Après des décennies de bipartisme monotone, la politique américaine recommence à devenir intéressante. Sans parti pour les représenter, les travailleurs des Etats-Unis n’ont d’autre choix que l’abstention, le vote protestataire ou le vote pour l’un des deux grands partis capitalistes. Or l’actuelle campagne des primaires a beau se dérouler dans le cadre du même bipartisme, elle est en train d’en exposer les limites. En se présentant aux investitures des démocrates et des républicains, respectivement, Bernie Sanders et Donald Trump – et avec eux l’électorat américain – sont venus perturber l’affrontement annoncé entre Clinton (encore une) et Bush (encore un).
Cette situation reflète la polarisation croissante de la société américaine – à travers le miroir déformant du bipartisme bourgeois. Les positions ouvertement réactionnaires, sexistes et racistes du milliardaire Trump ont séduit une partie de la petite bourgeoisie et de l’Amérique rurale. Côté démocrate, les discours de Bernie Sanders en faveur d’un « socialisme scandinave » et d’une « révolution politique », comme ses attaques contre la « classe milliardaire », résonnent dans l’esprit de millions de personnes, malgré la faiblesse de mots d’ordre qui ne s’attaquent pas au cœur du problème : la grande propriété capitaliste. Les marxistes savent bien que les pays scandinaves ne sont pas « socialistes » – et que les travailleurs y subissent des politiques d’austérité et une exploitation de plus en plus sévère. Mais pour le travailleur américain moyen, l’idée d’une santé et d’une éducation universelles, de meilleurs logements, etc., est extrêmement attrayante.
L’énorme succès des meetings de Sanders est révélateur d’un intérêt croissant pour les idées socialistes, en particulier chez les jeunes. C’est extrêmement significatif – et cela inquiète beaucoup les éléments les plus intelligents de la bourgeoisie américaine. Cependant, en concourant sous la bannière démocrate, Sanders contribue à renforcer les illusions dans ce parti. Dialectiquement, sa candidature pourrait néanmoins contribuer à dissiper ces mêmes illusions, à terme. En effet, une défaite de Sanders et son ralliement prévisible à Hillary Clinton montrerait l’impasse de toute tentative de « réformer » le parti démocrate, tandis qu’une victoire de Sanders ferait prendre conscience à des millions d’Américains de la véritable nature de « l’aile gauche » du capitalisme américain.
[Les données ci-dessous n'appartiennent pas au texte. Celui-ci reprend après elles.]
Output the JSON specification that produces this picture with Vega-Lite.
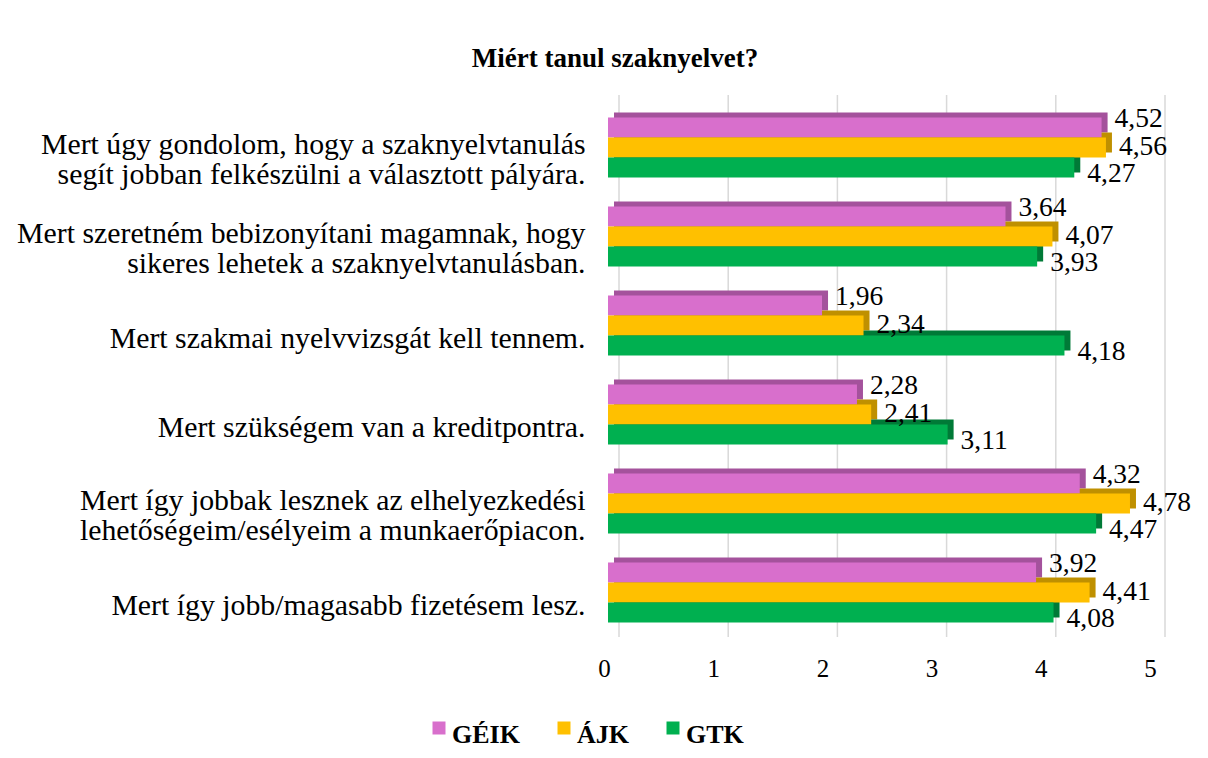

Tous les candidats sont conscients du fait que pour convaincre les électeurs, il leur faudra aborder les questions fondamentales : le chômage, la pauvreté et les inégalités. Mais ni les démocrates, ni les républicains n’offrent de solutions à ces problèmes. Le capitalisme signifie l’exploitation, la pauvreté, le racisme et la guerre. Le « rêve américain » n’était qu’une anomalie historique, une parenthèse. Et le « socialisme » de Bernie Sanders marque une étape vers l’expression politique claire et massive de la plus puissante classe ouvrière au monde.